- **The problem**
Copy nothing but the stretch that opens with the line containing "Recreate this image" and closes with the line containing "plt.rcParams['font.family'] = ['Liberation". Keep pictures out.

- **Rows from a dataset of charts and code**

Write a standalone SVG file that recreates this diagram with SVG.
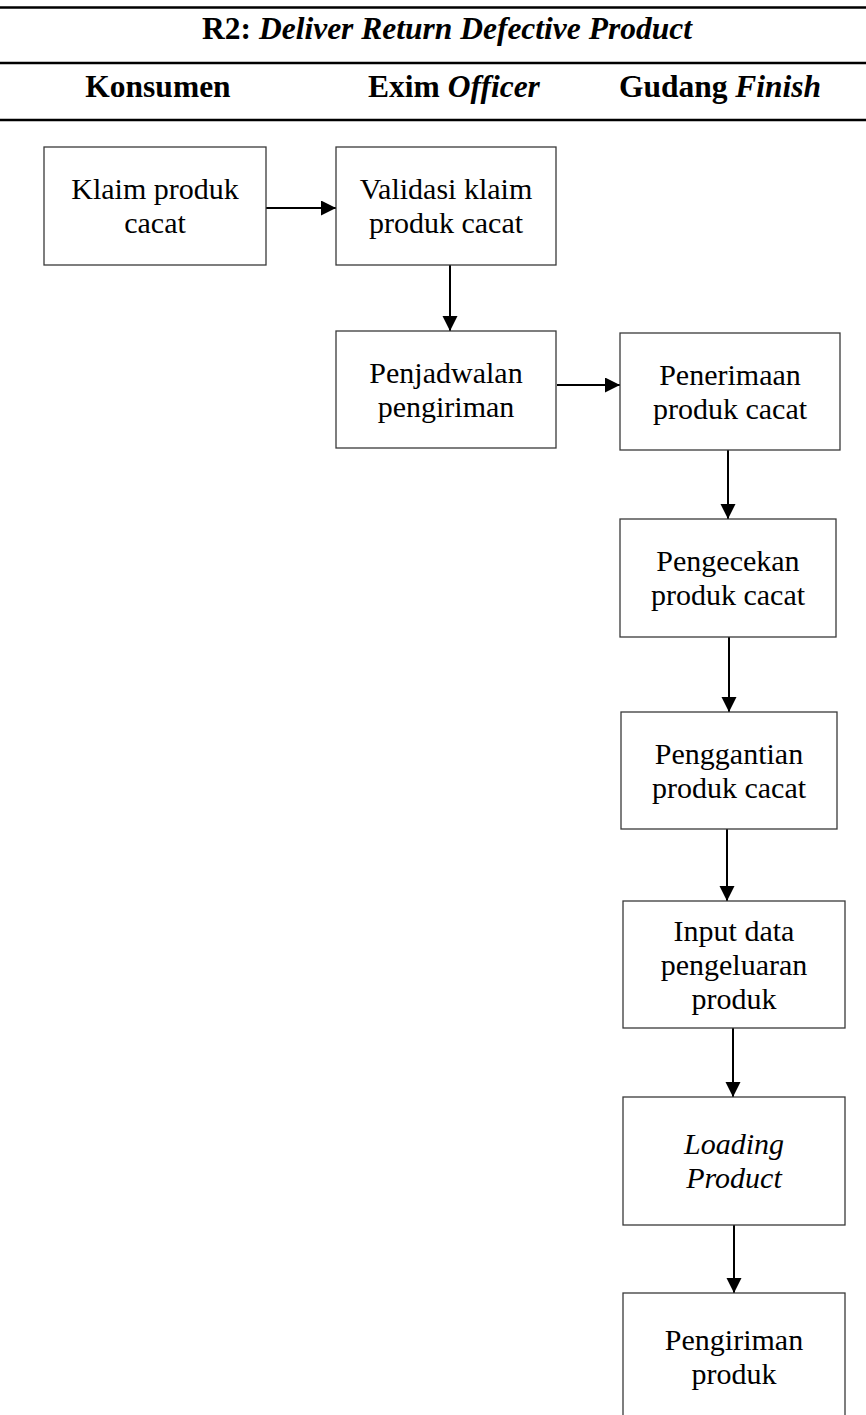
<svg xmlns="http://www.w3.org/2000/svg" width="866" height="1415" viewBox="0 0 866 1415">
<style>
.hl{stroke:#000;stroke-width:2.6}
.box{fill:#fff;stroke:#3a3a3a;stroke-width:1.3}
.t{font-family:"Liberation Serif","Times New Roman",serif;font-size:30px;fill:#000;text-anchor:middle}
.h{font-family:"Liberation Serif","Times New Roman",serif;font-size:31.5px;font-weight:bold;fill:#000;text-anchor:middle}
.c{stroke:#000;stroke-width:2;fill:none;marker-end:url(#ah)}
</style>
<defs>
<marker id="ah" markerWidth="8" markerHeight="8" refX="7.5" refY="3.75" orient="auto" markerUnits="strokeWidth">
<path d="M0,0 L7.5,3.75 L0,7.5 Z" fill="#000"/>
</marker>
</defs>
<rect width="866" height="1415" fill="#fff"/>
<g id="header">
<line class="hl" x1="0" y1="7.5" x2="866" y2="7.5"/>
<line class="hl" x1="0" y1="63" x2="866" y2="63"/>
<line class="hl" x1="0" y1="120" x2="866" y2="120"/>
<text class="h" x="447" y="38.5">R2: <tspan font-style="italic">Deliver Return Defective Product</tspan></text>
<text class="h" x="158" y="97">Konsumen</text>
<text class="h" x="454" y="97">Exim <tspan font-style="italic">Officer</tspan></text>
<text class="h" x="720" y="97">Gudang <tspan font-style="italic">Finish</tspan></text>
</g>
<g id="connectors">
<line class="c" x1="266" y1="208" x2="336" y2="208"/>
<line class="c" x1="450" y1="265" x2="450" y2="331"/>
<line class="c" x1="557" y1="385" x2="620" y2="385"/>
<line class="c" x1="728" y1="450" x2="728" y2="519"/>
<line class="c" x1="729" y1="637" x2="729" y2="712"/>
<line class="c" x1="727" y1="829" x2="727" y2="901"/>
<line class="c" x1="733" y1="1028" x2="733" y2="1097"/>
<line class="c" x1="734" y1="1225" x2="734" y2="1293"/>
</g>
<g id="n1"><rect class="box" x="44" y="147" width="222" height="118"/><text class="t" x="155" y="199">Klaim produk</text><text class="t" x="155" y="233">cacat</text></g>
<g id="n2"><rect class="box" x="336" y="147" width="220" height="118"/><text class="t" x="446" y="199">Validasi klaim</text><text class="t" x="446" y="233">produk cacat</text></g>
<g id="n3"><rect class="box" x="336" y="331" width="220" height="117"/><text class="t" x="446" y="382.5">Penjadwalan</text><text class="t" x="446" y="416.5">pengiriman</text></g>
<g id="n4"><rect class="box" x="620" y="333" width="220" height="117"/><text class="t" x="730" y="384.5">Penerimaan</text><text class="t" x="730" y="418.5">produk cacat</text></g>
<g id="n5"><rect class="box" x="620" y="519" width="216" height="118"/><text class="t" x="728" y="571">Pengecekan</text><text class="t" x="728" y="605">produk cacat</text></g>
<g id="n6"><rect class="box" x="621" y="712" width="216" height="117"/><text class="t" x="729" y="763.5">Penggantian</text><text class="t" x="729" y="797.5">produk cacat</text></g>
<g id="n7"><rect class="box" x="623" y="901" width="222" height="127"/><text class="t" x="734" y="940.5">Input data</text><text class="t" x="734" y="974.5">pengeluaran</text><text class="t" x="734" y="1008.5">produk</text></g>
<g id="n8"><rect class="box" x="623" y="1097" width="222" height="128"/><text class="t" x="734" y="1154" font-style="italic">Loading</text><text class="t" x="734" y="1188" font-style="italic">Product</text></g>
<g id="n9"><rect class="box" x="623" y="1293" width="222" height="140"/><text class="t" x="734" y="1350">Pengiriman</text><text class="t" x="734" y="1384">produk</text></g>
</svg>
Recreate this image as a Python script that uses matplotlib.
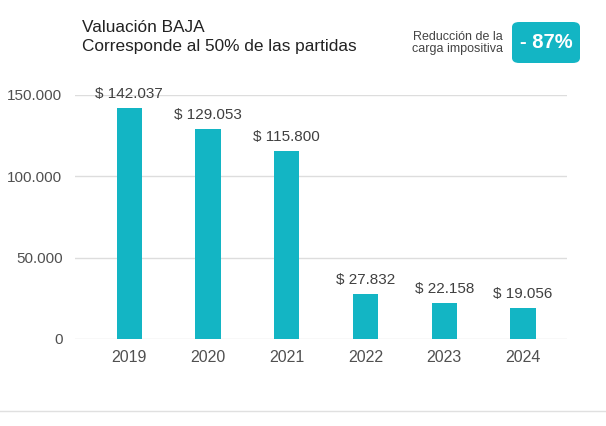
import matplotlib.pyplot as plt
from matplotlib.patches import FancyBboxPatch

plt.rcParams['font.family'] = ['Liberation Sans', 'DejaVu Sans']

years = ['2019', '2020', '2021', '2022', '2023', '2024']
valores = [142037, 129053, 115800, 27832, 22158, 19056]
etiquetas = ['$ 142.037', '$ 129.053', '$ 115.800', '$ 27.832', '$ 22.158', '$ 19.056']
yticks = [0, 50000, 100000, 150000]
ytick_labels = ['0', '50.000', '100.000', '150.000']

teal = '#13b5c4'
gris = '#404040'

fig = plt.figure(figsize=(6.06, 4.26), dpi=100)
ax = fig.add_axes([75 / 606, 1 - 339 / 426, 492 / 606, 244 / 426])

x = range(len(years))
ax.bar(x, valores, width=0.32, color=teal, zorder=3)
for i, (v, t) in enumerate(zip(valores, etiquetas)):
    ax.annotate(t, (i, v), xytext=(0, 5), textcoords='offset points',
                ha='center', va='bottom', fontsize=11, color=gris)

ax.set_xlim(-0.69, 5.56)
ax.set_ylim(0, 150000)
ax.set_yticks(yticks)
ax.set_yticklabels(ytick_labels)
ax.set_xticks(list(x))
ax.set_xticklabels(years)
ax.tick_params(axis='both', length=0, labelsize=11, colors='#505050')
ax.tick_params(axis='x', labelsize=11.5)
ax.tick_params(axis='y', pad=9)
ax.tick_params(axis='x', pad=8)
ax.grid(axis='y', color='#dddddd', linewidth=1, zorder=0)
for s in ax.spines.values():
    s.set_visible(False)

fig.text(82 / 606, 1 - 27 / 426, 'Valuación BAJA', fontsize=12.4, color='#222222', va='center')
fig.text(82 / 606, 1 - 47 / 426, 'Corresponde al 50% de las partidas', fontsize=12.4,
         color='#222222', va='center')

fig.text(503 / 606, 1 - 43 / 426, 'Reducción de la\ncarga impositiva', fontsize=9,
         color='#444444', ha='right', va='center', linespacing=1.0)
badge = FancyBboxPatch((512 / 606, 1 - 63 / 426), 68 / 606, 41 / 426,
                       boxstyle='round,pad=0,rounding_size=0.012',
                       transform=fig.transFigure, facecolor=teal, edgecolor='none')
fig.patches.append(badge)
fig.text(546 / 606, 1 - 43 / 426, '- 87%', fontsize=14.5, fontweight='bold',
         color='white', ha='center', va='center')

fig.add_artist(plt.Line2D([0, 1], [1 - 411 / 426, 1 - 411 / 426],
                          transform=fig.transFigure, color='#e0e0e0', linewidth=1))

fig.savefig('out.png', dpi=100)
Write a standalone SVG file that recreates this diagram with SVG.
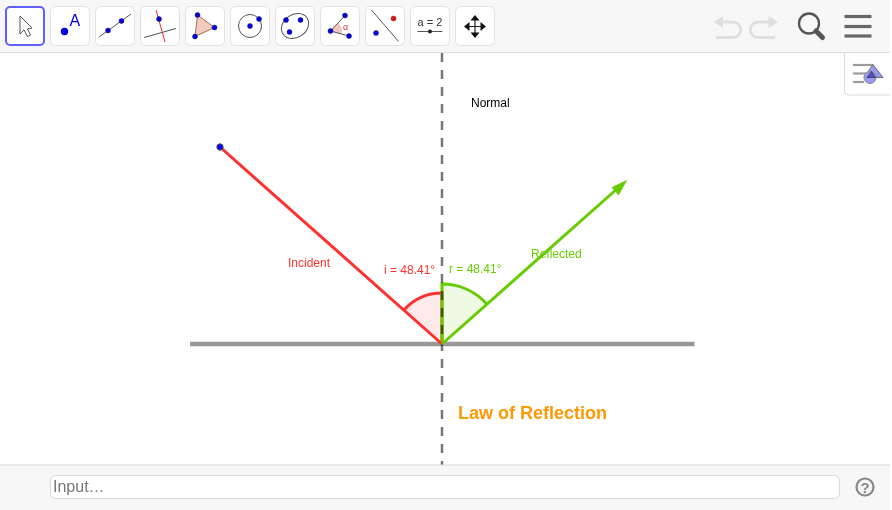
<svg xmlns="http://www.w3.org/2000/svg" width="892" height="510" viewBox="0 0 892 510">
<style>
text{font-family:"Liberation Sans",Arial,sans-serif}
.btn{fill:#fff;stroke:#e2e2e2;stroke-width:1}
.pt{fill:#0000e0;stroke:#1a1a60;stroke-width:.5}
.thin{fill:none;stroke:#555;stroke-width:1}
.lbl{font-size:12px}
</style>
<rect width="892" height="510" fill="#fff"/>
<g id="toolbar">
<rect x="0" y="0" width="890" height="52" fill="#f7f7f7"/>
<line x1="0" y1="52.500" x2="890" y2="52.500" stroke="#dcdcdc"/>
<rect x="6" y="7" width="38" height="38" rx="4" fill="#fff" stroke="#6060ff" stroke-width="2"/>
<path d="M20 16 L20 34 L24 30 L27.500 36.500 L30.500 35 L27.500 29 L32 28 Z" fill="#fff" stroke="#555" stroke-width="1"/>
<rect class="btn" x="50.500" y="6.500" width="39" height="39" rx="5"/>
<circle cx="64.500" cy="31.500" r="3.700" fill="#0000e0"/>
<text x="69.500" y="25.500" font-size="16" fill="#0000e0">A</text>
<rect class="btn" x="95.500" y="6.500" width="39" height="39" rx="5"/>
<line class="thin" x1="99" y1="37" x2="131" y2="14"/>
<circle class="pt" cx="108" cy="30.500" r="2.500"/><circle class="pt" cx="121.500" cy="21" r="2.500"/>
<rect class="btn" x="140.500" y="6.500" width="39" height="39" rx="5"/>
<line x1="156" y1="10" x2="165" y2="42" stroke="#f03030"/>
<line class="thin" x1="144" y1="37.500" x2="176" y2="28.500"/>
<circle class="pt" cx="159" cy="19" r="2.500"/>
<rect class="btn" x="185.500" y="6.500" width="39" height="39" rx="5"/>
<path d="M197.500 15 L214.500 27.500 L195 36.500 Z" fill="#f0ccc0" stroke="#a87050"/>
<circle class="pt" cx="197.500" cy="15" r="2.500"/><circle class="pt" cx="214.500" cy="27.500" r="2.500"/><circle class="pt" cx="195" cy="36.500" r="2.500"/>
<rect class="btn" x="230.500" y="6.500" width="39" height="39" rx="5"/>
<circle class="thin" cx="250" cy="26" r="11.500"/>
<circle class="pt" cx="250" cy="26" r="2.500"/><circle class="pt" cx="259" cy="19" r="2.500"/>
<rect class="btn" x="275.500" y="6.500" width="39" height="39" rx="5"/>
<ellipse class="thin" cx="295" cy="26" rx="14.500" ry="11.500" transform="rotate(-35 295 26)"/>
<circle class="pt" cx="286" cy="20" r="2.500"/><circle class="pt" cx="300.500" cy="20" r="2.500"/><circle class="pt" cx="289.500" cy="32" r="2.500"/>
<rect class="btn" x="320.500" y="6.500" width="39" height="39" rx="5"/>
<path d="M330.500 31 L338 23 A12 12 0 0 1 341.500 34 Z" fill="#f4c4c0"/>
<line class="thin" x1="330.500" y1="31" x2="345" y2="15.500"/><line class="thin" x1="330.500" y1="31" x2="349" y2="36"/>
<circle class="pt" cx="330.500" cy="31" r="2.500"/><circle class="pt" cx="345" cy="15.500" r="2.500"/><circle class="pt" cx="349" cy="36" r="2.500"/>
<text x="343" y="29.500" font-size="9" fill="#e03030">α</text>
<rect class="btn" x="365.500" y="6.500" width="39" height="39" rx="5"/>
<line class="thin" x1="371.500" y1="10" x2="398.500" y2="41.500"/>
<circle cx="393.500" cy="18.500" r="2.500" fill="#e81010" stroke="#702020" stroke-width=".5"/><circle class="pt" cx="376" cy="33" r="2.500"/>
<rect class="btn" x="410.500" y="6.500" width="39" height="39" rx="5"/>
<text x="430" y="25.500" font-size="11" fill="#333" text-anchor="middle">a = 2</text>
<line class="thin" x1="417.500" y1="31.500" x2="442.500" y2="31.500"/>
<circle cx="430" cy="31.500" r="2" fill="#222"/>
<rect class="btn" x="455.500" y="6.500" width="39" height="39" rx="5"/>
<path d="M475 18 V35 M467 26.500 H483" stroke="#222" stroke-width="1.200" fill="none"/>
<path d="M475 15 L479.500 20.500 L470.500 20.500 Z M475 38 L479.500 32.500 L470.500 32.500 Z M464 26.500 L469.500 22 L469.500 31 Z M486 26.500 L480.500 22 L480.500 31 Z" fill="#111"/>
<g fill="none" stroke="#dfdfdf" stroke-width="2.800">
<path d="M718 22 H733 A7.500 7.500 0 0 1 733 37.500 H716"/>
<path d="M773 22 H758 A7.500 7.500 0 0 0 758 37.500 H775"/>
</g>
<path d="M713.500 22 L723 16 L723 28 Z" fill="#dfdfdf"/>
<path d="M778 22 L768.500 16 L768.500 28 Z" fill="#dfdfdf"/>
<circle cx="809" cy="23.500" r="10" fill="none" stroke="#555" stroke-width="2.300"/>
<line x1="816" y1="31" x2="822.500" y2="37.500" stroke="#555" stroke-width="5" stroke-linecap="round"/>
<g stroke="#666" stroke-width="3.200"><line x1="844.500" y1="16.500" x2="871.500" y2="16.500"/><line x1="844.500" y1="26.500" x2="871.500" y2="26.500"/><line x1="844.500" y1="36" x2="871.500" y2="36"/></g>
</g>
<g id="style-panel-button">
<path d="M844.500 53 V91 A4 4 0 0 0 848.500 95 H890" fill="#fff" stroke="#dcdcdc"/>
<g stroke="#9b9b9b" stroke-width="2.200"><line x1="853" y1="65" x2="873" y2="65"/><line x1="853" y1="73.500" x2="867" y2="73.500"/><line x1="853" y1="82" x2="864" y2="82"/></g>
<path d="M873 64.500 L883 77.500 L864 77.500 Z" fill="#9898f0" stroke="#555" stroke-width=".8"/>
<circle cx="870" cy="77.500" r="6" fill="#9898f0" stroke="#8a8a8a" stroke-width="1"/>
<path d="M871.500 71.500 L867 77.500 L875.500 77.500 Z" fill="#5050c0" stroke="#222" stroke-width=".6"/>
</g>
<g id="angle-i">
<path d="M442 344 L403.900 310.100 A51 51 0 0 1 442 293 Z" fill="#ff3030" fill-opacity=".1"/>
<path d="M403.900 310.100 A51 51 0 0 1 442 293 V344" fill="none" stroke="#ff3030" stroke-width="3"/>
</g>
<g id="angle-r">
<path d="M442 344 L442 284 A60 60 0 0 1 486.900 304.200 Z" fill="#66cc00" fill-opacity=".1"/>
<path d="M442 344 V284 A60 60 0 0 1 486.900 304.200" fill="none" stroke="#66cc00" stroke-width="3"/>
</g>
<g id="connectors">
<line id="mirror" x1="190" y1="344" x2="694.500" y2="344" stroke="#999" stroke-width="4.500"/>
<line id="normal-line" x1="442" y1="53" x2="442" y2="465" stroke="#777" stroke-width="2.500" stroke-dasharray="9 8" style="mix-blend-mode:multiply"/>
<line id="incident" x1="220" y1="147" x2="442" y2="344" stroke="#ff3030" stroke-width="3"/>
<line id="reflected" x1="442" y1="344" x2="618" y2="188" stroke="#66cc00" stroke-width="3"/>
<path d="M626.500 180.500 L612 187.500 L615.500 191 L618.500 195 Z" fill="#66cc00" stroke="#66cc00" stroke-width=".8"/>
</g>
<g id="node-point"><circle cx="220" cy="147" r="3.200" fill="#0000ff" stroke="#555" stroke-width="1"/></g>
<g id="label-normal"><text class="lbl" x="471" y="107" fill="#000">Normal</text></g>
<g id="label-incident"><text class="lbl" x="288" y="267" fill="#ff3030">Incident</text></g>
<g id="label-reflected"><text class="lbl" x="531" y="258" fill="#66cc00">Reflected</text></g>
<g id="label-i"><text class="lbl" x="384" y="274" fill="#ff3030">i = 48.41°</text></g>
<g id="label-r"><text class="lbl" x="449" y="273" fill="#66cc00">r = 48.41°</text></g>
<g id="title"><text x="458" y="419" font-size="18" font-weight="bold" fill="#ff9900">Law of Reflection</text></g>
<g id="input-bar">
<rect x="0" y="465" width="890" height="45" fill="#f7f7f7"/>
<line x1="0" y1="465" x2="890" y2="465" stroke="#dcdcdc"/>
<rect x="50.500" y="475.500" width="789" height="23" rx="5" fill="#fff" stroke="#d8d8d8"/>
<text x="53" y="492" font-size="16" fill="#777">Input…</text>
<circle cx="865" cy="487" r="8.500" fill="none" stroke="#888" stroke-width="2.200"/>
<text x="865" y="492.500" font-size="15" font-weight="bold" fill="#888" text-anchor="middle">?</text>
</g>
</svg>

- **The completed task**
Recreate this image as a Python script that uses matplotlib.
import matplotlib.pyplot as plt
from matplotlib.patches import FancyBboxPatch

plt.rcParams['font.family'] = ['Liberation Sans', 'DejaVu Sans']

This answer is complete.